Expats in Hong Kong question Covid rules after hundreds quarantined


Hong Kong’s expat finance community has voiced deep concerns about the government’s strategy to contain the coronavirus pandemic after hundreds of families were locked in their homes or taken to quarantine camps.

About 750 people, including children, were forced into government-run quarantine centres late last week as the authorities rushed to contain a Covid-19 outbreak at a gym that is popular with expats who work in Hong Kong’s financial district.

Police also locked down nine buildings in Hong Kong Island’s Central and Mid-Levels districts that are home to expat families. There was particular concern that infants attending a playgroup were among those ordered into quarantine camps for two weeks.

The US consulate on Monday said it was in talks with the “highest levels” of the Hong Kong government about “testing, quarantine and hospitalisation procedures, particularly in regard to the possible separation of children from their parents”.

International banks operating in Hong Kong have also alerted Asifma, the capital markets industry body in Asia, to their fears that the strict quarantine rules could damage the territory’s position as a global financial centre, according to two people familiar with the matter.

Those people said Asifma was discussing how to approach Hong Kong’s leadership about easing the restrictions. Asifma declined to comment.

“This is not about asking for special treatment,” said one expat banking executive in Hong Kong. “It’s about saying ‘get your act together’. Because [the rules] are undermining the position that Hong Kong is an important financial centre.”

They also cited continuing discussions between banks and Asifma about the 21-day hotel quarantine for anyone entering Hong Kong. Morgan Stanley approached Asifma several months ago about whether global banks operating in Hong Kong should challenge the strict travel quarantine rules. The bank declined to comment.

The American Chamber of Commerce in Hong Kong, which represents US businesses in the city, planned to survey members on Monday to ask whether the weekend’s events would cause them to reconsider their presence in Hong Kong, a person with knowledge of the matter said. International chambers of commerce are due to meet the government on Friday.

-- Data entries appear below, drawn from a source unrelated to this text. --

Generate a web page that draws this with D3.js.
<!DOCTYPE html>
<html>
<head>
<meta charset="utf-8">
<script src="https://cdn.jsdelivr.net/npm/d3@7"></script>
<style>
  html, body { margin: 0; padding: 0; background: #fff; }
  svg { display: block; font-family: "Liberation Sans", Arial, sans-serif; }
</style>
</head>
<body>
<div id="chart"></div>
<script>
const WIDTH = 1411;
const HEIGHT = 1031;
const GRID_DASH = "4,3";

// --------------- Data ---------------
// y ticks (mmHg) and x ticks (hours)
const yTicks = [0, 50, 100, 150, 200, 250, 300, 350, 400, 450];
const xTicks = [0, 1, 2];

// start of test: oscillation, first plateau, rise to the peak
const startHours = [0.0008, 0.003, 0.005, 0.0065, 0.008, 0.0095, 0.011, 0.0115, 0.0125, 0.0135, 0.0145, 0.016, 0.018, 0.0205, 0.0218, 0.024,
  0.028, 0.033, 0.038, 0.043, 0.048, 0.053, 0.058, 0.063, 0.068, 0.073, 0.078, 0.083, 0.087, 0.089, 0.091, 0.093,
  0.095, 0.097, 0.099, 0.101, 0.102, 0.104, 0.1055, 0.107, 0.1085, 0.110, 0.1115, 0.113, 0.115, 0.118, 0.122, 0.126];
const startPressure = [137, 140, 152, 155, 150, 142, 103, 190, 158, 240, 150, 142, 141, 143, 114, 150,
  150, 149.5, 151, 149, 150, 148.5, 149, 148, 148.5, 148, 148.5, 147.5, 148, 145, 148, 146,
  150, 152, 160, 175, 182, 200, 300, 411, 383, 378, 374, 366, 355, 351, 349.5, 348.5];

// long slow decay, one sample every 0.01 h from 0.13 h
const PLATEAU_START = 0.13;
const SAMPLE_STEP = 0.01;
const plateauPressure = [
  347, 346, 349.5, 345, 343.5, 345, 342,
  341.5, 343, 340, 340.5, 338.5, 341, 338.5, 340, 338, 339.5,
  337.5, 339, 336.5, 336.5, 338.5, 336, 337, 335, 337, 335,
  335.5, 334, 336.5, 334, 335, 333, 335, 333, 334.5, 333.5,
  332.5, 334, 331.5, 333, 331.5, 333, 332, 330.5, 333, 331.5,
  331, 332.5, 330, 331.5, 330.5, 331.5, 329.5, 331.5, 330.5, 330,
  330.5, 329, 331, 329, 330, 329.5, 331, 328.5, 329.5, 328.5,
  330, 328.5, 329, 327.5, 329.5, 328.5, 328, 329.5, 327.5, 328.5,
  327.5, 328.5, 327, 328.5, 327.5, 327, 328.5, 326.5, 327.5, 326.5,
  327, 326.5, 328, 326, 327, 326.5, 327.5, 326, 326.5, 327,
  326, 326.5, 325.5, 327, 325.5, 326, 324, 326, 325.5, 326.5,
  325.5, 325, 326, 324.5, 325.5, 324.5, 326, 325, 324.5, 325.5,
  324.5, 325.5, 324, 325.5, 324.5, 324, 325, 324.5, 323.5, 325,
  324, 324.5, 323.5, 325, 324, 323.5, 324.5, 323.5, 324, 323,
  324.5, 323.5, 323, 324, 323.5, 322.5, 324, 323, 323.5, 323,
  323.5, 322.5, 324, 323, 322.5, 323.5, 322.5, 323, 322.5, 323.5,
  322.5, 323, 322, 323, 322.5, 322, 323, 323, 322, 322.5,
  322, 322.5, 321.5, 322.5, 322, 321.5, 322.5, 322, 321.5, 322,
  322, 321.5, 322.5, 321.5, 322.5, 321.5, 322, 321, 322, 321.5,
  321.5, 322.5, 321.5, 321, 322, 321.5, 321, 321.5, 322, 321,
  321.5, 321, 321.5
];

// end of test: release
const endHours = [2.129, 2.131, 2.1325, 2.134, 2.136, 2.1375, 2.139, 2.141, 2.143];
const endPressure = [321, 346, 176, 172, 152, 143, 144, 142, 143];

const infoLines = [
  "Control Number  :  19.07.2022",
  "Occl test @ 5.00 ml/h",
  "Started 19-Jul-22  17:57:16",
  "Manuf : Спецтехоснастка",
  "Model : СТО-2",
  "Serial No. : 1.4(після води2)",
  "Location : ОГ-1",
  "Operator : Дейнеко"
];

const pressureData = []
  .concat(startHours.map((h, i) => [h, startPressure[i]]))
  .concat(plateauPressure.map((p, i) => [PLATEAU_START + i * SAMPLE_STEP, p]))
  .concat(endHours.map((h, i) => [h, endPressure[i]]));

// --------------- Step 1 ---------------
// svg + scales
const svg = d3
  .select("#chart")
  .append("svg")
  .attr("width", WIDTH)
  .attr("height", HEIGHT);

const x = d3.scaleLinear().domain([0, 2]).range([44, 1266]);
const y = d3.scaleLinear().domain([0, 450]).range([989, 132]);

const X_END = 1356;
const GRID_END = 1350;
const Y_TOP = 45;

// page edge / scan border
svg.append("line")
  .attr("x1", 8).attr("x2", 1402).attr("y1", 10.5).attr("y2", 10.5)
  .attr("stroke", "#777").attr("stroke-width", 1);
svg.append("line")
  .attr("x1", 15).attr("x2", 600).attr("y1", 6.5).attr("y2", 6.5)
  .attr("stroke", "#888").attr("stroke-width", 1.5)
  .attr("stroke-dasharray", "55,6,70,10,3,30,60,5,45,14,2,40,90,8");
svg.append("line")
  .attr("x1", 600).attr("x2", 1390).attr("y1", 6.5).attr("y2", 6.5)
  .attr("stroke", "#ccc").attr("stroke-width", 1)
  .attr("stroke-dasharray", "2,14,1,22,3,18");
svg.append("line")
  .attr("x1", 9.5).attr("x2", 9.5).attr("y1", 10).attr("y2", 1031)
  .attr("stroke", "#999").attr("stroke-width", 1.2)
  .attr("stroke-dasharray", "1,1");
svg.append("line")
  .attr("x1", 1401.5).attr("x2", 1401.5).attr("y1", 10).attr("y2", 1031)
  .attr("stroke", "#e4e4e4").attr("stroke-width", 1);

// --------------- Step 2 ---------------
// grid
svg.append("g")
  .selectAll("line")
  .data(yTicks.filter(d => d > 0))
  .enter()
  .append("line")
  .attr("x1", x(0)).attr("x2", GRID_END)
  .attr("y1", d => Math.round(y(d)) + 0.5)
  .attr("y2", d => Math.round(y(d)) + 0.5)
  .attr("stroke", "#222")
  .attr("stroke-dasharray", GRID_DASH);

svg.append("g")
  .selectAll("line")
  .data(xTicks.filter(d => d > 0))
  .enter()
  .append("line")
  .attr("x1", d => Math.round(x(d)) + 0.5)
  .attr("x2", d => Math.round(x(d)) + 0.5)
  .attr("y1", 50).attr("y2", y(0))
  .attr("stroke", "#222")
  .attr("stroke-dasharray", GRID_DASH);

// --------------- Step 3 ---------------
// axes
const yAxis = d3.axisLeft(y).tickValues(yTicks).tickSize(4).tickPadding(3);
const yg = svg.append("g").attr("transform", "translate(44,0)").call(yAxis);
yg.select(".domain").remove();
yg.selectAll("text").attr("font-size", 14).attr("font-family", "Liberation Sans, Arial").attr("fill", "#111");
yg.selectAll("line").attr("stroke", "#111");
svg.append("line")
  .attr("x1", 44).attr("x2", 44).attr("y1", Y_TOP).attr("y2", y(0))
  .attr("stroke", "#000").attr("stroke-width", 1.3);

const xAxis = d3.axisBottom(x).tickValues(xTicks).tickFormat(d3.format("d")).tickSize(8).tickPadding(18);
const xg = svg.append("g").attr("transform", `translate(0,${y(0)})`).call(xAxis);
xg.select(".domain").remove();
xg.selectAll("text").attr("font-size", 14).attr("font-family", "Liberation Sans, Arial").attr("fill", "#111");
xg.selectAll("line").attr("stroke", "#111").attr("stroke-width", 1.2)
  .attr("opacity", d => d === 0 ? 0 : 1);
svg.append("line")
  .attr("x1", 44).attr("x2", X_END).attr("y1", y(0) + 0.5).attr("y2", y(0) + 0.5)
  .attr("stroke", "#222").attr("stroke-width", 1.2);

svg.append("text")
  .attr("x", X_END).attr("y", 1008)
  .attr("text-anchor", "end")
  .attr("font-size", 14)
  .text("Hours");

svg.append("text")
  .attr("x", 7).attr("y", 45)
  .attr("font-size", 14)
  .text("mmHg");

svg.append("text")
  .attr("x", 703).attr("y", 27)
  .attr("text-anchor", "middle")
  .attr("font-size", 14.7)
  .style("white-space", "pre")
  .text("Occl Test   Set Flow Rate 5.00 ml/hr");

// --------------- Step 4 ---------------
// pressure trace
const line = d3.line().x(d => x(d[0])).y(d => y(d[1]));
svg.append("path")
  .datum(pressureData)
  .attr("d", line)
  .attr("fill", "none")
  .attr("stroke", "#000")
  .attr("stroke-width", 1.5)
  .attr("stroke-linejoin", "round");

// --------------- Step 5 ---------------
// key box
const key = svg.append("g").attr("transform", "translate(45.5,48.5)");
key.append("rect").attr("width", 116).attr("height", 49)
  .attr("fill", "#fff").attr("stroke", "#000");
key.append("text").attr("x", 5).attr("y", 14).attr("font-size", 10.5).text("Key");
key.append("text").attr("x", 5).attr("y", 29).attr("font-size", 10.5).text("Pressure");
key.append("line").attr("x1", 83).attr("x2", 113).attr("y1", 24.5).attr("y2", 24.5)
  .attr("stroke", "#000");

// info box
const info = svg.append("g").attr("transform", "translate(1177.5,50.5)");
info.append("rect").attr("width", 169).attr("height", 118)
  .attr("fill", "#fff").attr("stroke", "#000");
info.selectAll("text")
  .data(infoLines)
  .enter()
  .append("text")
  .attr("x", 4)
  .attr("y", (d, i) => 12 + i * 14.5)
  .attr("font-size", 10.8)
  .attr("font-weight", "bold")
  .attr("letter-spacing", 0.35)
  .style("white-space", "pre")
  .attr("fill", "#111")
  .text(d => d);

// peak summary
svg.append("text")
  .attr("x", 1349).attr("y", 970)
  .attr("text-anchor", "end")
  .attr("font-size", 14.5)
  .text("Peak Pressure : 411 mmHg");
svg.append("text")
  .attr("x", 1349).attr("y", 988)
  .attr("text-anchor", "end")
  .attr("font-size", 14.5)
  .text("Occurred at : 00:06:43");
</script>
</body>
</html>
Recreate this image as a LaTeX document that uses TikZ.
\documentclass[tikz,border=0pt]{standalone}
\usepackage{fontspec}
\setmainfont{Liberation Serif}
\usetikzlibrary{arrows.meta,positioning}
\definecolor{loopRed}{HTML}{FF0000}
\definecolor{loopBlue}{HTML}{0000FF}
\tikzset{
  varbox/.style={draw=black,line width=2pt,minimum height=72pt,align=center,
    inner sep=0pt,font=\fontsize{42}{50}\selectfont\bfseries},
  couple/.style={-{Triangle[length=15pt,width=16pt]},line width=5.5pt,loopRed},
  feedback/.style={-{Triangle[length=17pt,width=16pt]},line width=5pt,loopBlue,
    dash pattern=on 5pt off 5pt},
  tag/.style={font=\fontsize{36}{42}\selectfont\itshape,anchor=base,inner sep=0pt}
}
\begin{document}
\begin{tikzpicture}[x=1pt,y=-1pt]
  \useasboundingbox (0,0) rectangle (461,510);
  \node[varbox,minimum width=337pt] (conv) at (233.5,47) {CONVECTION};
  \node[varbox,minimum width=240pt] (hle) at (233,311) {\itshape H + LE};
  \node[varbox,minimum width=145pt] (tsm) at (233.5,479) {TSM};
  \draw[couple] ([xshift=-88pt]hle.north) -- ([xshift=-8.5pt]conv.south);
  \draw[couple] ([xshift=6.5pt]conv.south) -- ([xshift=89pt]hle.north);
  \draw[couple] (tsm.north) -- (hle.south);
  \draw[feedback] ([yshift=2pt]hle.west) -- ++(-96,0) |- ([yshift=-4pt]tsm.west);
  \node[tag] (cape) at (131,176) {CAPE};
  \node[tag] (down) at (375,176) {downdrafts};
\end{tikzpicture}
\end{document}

“Hong Kong’s Covid controls have been brought much closer to home for the expat community,” said the banking executive. “The prospect of seeing your kids go to a quarantine camp has been uncomfortable.”

The person continued: “International businesses are saying that if the government can’t articulate a better strategy, there will be a talent exodus from Hong Kong. A lot of families are rethinking their plans.”

Foreign workers have also taken to social media to express their outrage. An online petition demanding the Hong Kong government change quarantine policies for children has attracted more than 4,500 signatures.

Hong Kong has one of the world’s strictest quarantine regimes. Individuals who have been in contact with a person who has tested positive for the virus are taken to a government-run quarantine facility for two weeks, even if they repeatedly test negative.

The measures — credited with helping to control the spread of the virus in Hong Kong — have been in place since last year. However, they have been brought into sharp focus in finance circles in recent days due to the high number of cases among foreigners involved in the outbreak linked to the Ursus Fitness gym.

Hong Kong-based executives privately expressed distress over how the territory’s Covid-19 policies are being applied. “Everyone is now extra worried about getting the call saying you will be taken to a quarantine camp,” said one hedge fund manager.

“I spent the weekend refreshing my ‘go bag’ that is kept by my front door,” added a senior M&A banker. “It has a spare laptop, extra bedding, towels, food, water, books and an internet router.”

A fintech executive who was taken to a quarantine facility near Hong Kong’s Disneyland resort said: “Everyone in my office was called at around lunchtime and given half a day to get our stuff together. It was hardcore.”

The latest outbreak has prompted fears of a new wave of the virus in Hong Kong, where new infections have been relatively stable for several months. At least 109 confirmed cases of the virus have been linked to a cluster that began at Ursus Fitness.

The outbreak has forced several Hong Kong financial institutions to revise policies aimed at helping their staff to return to the office.

HSBC, Credit Suisse and Morgan Stanley have shut floors for deep cleaning and advised some staff not to come to work. Some of the banks’ employees have been subjected to compulsory testing orders or quarantine camps by the government’s health department in recent days.

An issue for the Hong Kong government is that popular sentiment in the territory is against giving any special treatment to expatriates or wealthier citizens. Hong Kong’s heath department on Monday said it would assess “on a case-by-case basis to arrange for caregivers to be admitted to the quarantine centre together with minors”.